=== WHAT TO DO ===
Show each line of the data below that has the string "matplotlib" in it.

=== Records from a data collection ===
====================
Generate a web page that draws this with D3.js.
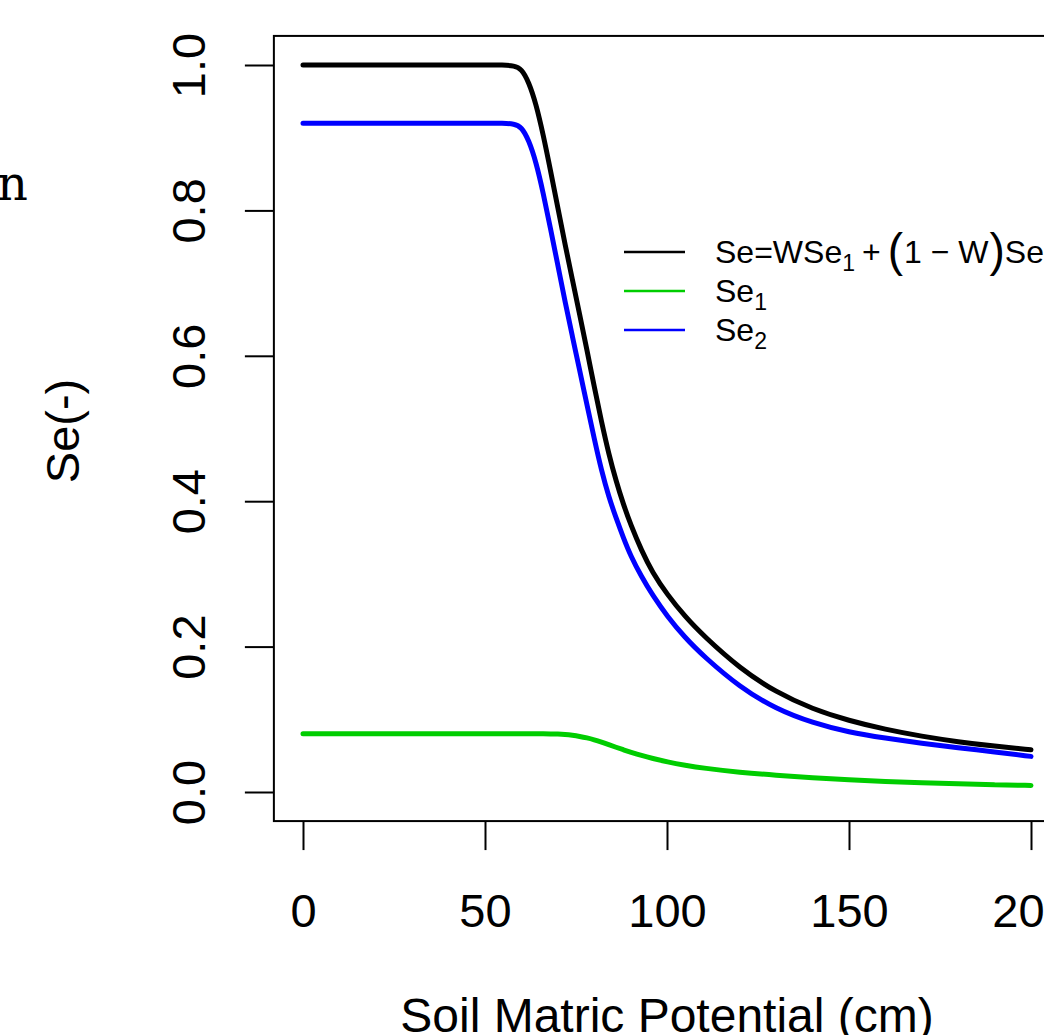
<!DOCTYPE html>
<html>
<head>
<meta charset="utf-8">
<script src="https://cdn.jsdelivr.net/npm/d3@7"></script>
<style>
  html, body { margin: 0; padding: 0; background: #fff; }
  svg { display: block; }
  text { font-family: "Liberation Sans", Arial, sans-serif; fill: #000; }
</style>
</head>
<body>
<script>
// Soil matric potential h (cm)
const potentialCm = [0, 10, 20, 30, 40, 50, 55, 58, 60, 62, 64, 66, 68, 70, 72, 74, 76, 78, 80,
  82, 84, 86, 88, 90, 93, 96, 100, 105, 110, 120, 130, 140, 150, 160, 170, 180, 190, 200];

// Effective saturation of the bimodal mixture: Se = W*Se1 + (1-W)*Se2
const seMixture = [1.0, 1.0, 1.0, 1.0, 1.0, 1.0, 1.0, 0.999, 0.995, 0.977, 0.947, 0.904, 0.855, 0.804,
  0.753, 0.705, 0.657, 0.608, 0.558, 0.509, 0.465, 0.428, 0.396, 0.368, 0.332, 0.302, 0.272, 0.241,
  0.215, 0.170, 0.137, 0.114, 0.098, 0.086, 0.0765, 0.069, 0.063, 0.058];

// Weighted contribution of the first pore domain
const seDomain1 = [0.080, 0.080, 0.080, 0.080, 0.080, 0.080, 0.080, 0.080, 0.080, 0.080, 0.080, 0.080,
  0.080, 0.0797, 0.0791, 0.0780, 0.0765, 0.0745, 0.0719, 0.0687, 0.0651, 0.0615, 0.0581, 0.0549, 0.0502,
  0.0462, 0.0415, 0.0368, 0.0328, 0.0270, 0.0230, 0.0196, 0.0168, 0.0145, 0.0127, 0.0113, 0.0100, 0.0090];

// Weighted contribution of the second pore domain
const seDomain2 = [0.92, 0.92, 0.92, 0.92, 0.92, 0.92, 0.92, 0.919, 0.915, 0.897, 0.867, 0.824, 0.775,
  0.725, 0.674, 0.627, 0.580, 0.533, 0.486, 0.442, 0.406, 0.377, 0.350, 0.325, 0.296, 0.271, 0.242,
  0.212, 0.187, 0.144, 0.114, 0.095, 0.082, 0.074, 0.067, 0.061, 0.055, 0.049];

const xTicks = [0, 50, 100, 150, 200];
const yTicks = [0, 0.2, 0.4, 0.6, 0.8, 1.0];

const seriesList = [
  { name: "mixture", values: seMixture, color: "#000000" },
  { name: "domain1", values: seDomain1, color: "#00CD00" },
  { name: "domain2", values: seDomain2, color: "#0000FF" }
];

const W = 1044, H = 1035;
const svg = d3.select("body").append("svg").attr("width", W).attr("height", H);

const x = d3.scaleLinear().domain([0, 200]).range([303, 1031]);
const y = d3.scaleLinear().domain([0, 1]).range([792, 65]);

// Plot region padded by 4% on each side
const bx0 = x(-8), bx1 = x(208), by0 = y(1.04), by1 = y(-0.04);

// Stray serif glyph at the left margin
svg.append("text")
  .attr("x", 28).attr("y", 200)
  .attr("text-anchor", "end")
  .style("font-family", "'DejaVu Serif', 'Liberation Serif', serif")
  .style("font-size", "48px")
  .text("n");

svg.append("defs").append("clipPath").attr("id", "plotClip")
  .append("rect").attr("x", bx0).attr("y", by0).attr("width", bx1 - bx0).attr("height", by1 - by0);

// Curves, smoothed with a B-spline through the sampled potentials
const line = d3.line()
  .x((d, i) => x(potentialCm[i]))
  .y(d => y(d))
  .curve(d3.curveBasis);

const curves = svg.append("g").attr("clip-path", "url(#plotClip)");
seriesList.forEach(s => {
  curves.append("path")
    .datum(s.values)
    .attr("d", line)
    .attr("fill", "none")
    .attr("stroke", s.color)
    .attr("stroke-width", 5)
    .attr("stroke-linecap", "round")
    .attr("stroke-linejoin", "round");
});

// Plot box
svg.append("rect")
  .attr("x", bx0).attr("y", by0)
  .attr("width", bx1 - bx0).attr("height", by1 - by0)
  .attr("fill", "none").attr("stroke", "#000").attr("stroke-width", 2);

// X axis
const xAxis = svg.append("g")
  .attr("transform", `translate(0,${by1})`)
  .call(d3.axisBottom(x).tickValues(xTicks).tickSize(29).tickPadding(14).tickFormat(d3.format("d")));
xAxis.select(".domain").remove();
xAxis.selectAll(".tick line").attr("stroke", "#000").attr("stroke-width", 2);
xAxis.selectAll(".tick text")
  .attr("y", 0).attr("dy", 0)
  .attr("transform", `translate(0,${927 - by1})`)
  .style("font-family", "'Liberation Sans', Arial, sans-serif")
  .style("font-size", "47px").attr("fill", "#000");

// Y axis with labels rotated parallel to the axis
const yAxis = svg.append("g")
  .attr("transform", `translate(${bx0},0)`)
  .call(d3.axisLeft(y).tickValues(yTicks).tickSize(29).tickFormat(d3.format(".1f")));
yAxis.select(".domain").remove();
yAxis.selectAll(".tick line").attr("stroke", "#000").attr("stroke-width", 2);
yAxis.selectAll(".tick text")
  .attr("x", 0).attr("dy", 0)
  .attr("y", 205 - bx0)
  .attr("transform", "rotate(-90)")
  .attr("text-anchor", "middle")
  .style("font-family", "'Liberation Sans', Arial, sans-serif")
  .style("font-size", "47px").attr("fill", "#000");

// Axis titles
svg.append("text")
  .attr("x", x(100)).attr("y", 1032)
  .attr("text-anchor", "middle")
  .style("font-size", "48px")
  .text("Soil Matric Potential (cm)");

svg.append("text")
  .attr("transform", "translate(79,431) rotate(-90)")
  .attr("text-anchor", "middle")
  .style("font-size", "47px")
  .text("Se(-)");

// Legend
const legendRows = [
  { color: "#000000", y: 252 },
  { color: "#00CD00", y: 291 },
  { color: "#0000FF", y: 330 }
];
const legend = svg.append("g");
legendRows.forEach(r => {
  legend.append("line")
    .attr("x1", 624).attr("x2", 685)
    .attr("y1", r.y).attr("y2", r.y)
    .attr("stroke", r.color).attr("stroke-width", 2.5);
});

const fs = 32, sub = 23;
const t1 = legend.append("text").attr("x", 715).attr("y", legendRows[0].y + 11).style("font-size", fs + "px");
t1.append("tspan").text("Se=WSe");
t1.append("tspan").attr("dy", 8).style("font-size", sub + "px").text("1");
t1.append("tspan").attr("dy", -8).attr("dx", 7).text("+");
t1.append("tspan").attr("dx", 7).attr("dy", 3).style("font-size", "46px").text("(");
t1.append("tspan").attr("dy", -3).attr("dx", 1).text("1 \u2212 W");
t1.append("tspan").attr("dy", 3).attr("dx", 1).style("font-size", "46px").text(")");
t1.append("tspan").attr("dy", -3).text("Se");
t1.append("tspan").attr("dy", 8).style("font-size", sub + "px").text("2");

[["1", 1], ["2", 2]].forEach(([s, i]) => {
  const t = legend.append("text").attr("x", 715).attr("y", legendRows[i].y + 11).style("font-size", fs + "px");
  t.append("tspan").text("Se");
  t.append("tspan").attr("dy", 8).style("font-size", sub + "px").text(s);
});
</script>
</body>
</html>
====================
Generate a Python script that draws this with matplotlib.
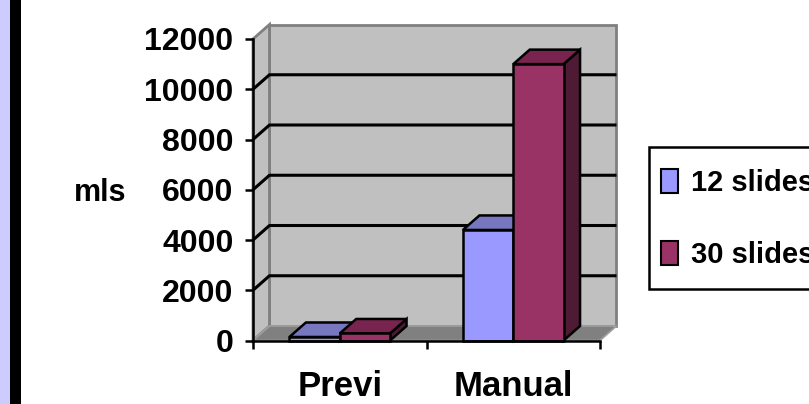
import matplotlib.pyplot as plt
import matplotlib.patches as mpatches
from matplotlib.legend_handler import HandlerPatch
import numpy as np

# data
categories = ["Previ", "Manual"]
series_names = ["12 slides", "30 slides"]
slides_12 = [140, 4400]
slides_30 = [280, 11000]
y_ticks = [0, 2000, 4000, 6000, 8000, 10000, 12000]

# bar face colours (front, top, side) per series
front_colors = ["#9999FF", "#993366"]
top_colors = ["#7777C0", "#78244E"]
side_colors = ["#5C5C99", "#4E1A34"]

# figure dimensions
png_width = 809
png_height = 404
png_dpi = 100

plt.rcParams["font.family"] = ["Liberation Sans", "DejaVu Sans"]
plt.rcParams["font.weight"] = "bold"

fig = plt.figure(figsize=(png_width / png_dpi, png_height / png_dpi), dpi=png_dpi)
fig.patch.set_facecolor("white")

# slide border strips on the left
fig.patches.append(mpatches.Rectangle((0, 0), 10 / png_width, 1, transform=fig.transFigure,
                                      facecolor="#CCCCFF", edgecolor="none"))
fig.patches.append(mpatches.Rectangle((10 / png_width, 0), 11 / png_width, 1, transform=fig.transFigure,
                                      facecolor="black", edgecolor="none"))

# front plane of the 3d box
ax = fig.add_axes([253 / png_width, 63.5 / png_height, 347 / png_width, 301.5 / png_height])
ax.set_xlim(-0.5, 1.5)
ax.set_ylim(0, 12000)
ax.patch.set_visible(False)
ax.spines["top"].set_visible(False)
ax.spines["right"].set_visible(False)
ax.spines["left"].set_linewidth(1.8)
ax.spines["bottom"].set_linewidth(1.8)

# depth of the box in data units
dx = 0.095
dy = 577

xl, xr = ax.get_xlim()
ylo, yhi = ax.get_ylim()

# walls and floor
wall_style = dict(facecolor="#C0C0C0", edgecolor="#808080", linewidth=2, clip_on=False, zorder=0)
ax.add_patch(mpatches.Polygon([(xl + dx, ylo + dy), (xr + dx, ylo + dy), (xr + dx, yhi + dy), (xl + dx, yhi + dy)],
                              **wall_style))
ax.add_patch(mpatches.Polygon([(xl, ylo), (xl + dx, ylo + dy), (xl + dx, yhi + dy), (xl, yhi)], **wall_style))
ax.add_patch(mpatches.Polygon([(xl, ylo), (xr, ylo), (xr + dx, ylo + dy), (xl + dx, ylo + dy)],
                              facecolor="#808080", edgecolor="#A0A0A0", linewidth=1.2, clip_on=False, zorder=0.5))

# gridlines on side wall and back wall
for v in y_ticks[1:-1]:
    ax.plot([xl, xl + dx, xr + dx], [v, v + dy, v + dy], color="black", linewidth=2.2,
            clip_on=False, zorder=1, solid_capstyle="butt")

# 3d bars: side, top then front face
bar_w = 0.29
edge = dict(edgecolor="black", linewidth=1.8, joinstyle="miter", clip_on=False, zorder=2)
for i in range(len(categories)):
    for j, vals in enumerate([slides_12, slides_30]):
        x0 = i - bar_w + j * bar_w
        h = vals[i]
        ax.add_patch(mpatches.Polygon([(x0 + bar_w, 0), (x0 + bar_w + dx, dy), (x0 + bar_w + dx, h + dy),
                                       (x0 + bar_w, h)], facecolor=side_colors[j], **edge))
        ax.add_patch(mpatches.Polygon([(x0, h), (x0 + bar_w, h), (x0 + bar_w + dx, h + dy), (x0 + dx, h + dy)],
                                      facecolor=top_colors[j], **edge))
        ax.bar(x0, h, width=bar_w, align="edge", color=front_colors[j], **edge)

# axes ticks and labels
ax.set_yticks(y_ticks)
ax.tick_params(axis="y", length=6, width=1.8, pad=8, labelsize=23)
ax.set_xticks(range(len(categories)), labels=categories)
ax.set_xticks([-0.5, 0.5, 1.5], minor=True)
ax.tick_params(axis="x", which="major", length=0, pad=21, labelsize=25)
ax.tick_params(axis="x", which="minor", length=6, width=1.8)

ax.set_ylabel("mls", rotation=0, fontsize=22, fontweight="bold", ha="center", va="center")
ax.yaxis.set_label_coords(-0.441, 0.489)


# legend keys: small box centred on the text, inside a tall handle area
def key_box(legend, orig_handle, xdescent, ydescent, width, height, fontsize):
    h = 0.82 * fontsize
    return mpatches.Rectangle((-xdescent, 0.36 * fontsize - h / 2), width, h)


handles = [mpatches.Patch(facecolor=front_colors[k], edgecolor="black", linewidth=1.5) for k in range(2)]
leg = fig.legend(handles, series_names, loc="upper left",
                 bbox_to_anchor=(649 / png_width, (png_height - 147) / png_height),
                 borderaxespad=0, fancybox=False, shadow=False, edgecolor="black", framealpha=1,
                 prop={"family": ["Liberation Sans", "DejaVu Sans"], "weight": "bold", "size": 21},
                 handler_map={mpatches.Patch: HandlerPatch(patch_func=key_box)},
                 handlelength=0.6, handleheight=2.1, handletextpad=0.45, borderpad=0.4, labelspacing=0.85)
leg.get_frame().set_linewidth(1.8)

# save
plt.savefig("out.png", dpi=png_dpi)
====================
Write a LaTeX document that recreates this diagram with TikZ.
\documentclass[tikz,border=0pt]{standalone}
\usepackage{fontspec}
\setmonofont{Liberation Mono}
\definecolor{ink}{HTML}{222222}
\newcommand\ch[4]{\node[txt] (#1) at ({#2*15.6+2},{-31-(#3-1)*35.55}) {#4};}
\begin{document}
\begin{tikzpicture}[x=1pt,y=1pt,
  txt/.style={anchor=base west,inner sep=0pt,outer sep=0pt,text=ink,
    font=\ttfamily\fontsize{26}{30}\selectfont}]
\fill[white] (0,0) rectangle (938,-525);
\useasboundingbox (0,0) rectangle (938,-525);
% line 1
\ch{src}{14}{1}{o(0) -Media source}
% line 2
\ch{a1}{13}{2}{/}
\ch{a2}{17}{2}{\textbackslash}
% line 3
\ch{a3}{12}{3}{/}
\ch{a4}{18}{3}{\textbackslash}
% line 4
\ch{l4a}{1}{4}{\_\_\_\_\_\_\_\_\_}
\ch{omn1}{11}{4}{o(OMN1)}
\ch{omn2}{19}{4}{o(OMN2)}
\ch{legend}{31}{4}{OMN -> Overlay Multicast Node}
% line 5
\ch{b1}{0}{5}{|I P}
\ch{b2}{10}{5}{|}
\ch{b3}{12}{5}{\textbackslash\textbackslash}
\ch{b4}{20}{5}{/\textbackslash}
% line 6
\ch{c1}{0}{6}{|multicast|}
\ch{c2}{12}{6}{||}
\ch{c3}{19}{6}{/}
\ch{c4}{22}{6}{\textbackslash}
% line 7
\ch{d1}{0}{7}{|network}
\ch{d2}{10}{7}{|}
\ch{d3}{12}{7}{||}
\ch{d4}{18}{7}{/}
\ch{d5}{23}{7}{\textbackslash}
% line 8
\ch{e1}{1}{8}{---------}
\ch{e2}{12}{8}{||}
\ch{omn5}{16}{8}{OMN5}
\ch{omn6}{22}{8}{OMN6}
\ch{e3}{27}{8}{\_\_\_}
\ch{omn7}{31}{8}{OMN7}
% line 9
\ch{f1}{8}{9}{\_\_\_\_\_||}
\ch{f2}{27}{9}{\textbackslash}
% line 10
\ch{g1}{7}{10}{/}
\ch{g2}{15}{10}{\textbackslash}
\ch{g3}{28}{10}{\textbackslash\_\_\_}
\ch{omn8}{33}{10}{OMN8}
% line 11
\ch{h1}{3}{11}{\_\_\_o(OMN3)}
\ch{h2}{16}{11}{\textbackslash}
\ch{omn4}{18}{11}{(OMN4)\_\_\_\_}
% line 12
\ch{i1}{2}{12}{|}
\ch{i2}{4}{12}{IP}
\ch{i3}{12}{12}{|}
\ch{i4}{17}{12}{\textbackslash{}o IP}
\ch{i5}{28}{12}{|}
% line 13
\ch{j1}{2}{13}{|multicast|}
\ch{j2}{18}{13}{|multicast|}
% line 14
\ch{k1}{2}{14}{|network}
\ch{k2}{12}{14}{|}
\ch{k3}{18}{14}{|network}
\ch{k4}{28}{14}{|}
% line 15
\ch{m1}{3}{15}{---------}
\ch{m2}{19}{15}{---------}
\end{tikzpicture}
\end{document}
====================
=== WRITTEN RESPONSE ===
Generate a Python script that draws this with matplotlib.
import matplotlib.pyplot as plt
import matplotlib.patches as mpatches
from matplotlib.legend_handler import HandlerPatch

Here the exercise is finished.